Vertice Cop29: il nodo della finanza per il clima
Tra meno di 2 mesi, a Baku, in Azerbaijan, avrà inizio il vertice Cop29 sul clima: il programma degli incontri è infatti racchiuso tra l’11 e il 22 novembre, presieduti da Mukhtar Babayev, ministro dell’ecologia e delle risorse naturali fin dal 2018 (questo dopo una lunga carriera nella compagnia petrolifera Socar). Non ci sono dubbi su quella che sarà il tema centrale e più dibattuto della Cop di Baku, a partire da quando discusso in occasione della Cop28 di Dubai. Il nodo principale sarà infatti sicuramente quello della finanza per il clima: si parla dunque essenzialmente di soldi, quelli che i paesi più ricchi dovrebbero corrispondere ai paesi in via di sviluppo per poter affrontare i cambiamenti climatici. Come spiegheremo nel prossimo paragrafo, non è affatto detto che dal vertice della Cop29 esca effettivamente la soluzione a questa annosa discussione.

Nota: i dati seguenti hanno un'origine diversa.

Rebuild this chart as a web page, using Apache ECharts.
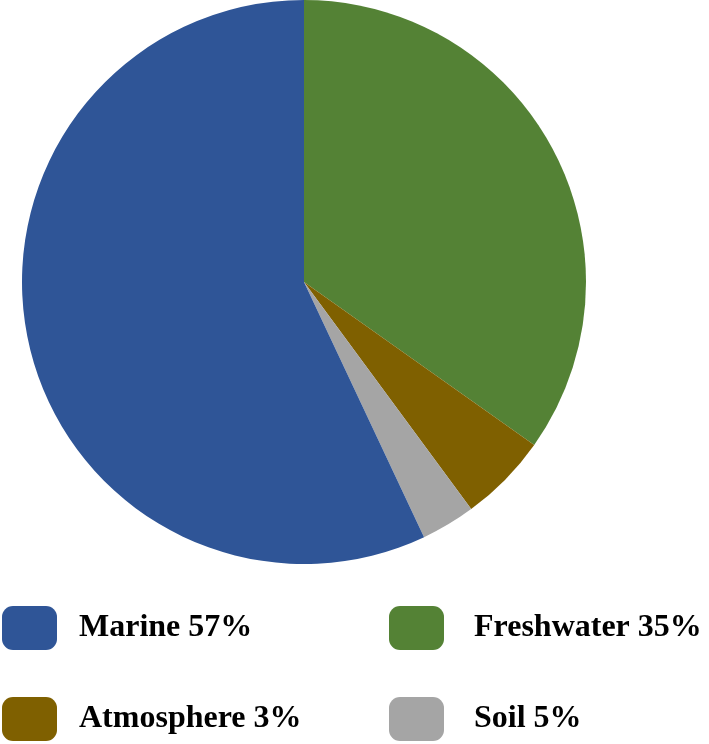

Il nodo della finanza per il clima al vertice Cop29
Parlare di finanza climatica in vista del vertice Cop29 significa fare riferimento a quello che dovrà essere il nuovo pacchetto di misure finanziarie che i paesi più ricchi dovranno corrispondere ai paesi caratterizzati da economie meno sviluppate, per stimolare i loro sistemi di mitigazione e di adattamento. Questo sapendo, peraltro, che in molti casi questi paesi figurano tra i più colpiti dal cambiamento climatico. Le nuove misure dovranno confluire all’interno del New Collective Quantified Goal (NCQG, Nuovo Obiettivo Collettivo Quantificato, ovvero il nuovo quadro della finanza climatica attivo a partire dal 2025). Peccato che tra i quasi 200 paesi che parteciperanno al vertice Cop29 non ci sia nemmeno l’ombra, per ora, di un vero accordo su questo tema.
Sappiamo che il quadro precedente, messo a punto nel 2009, prevedeva un esborso di 100 miliardi l’anno dai paesi ricchi a quelli meno sviluppati; il NCQG dovrà fare decisamente molto di più. Fin dalla Cop26 di Glasgow infatti si parla di cifre superiori ai 1.000 miliardi l’anno. Su questa cifra non c’è però nessun accordo, come non c’è un’opinione condivisa sulla platea dei contribuenti. Da una parte ci sono infatti i paesi avanzati, che chiedono di allargare la platea dei donatori anche ai Paesi che, negli ultimi 20 anni, hanno visto crescere di molto le proprie economie: caso emblematico e centrale è quello della Cina, che anche a Baku, in occasione della Cop29, figurerà tra i paesi in via di sviluppo, pur occupando il secondo posto tra le economie più forti del mondo. Una nuova richiesta da parte dei paesi più ricchi di allargare il gruppo dei contribuenti è stata rifiutata dai paesi in via di sviluppo, i quali nella stessa occasione hanno richiesto che la finanza climatica si fondi su delle sovvenzioni (e non su dei prestiti) e che nello stesso piano venga incluso anche lo strumento loss and damage.
La strategia di Baku
Su nessuno dei punti visti sopra, per adesso, c’è una condivisione di intenti da parte delle parti in gioco. Anzi, quel che si può constatare per ora è che le parti in gioco sembrano almeno parzialmente graniticamente ferme sulle proprie posizioni. Ecco che allora Mukhtar Babayev, il presidente designato della Cop29, sta cercando di mettere in campo una strategia capace di stimolare un accordo: come già fatto in passato in occasione delle altre Cop, si è scelto di affidarsi su una lunga serie di incontri laterali, così da portare avanti il discorso anche al di fuori dalle sessioni del programma principale. In questi incontri si potranno affrontare temi considerati particolarmente difficili o non ancora affrontati nelle precedenti Cop.